Doubt Yourself. You ain’t shit!

Sy
4 min readAug 9, 2022

Hahaha! Sorry for ruffling your feathers with that title. As you should be catching on by now, it was clickbait. Sure, it has something to do with what I am about to tell you about. So…

We all sometimes get that feeling that we ain’t shit. You look at your life, most likely compare it to someone you have no business comparing it to, then go down that rabbit hole. “I am not good enough. I am nothing. I am a failure.”

Why do you keep doing this to yourself? No wonder you ain’t shit! I am kidding.

This is all normal. Comparing ourselves to others is sane.No, you are not crazy. I promise.

Comparing ourselves can be healthy and it can be destructive depending on how you use it. But let’s start with the negative side so that we can have a happily ever after at the end. Or do you prefer a dark ending?

The negative is the easiest to relate to. It’s like the difference between working and chilling. Chilling like negativity comes easily but working and avoiding comparing ourselves is harder.

It is like one is like falling onto a soft bed when you are completely exhausted while the other is getting up to go to the bathroom in the middle of your beauty sleep.

Even those who have a healthier perspective now have gone through this dilemma.

We all start by looking at someone doing better than us and thinking, “They are better because they have rich parents. They have better degrees. They went to a better school.”

If only I had what they did, I would do ten times better! How presumptuous.

I will not lie. I have been this guy. I still do it at times but thankfully, with age comes wisdom, sometimes. We don’t always get smarter.

What I realized about myself was that my comparison came from envy yet I am from a good background.

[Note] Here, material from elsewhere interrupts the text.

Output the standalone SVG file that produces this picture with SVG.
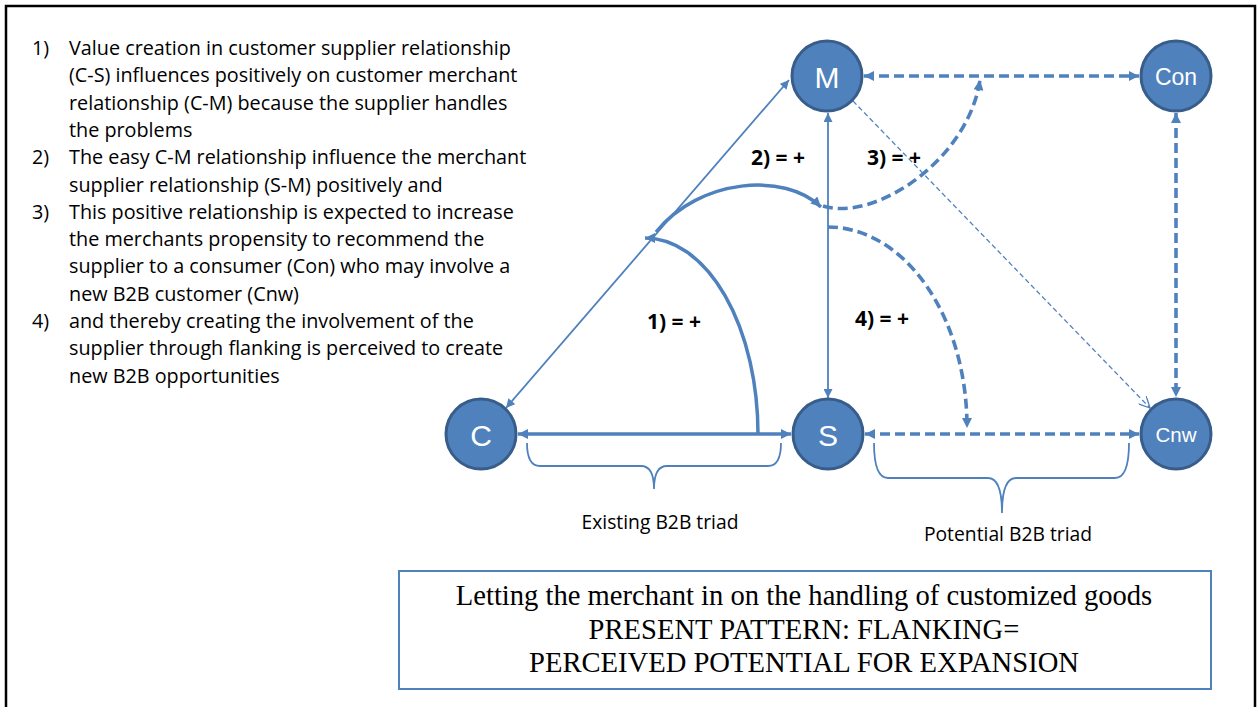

I wanted what they did without the work.

We never honestly consider the work people have to put in for what they have. What happens in the background?

“ But but the kyi guy is lazy. It’s their parents’ money.” What were your parents doing when their parents were putting in the work? That stung a little, I know.

Nobody likes the hard-hitting truth. But when we face it, we get valuable direction. It’s in facing the bitter truth that we get answers and can move on. Yeah, we need to because those people we envy don’t care one whit about our envy.

Worse still, envy digs us deeper in the mud. It is not progressive. You feel sorry for yourself to the extent that you start burying yourself.

Yet the solution is simply to put in the work. Maybe not so simple but clear.

You do not need to get there in one go. Everything worth having takes time, pacing, and consistency. Pacing because not everyone has the same capabilities. Some people can hit the gym and lift four times a day. But you may manage to lift half their load once a week. Or maybe skip a rope? Maybe lifting is not for you?

But that’s you. That is what you can manage and should be okay with.

Part of why many people fail at doing it is because they, choose something they may have no capability for, and move too fast for their capability.

Once we know what we can do, what pace works for us, and appreciate that, it is difficult to envy. We all have our race to run and wasting time envying others is useless.

Well, useless unless…you are using it for inspiration to work harder. To do better for yourself within your capabilities.

If you feel like you ain’t shit, maybe you need to work on changing that. A lot of people we envy were not shit before. Why can’t you have the same story?

It is in consistently putting in the work. We envy because we do not want to work.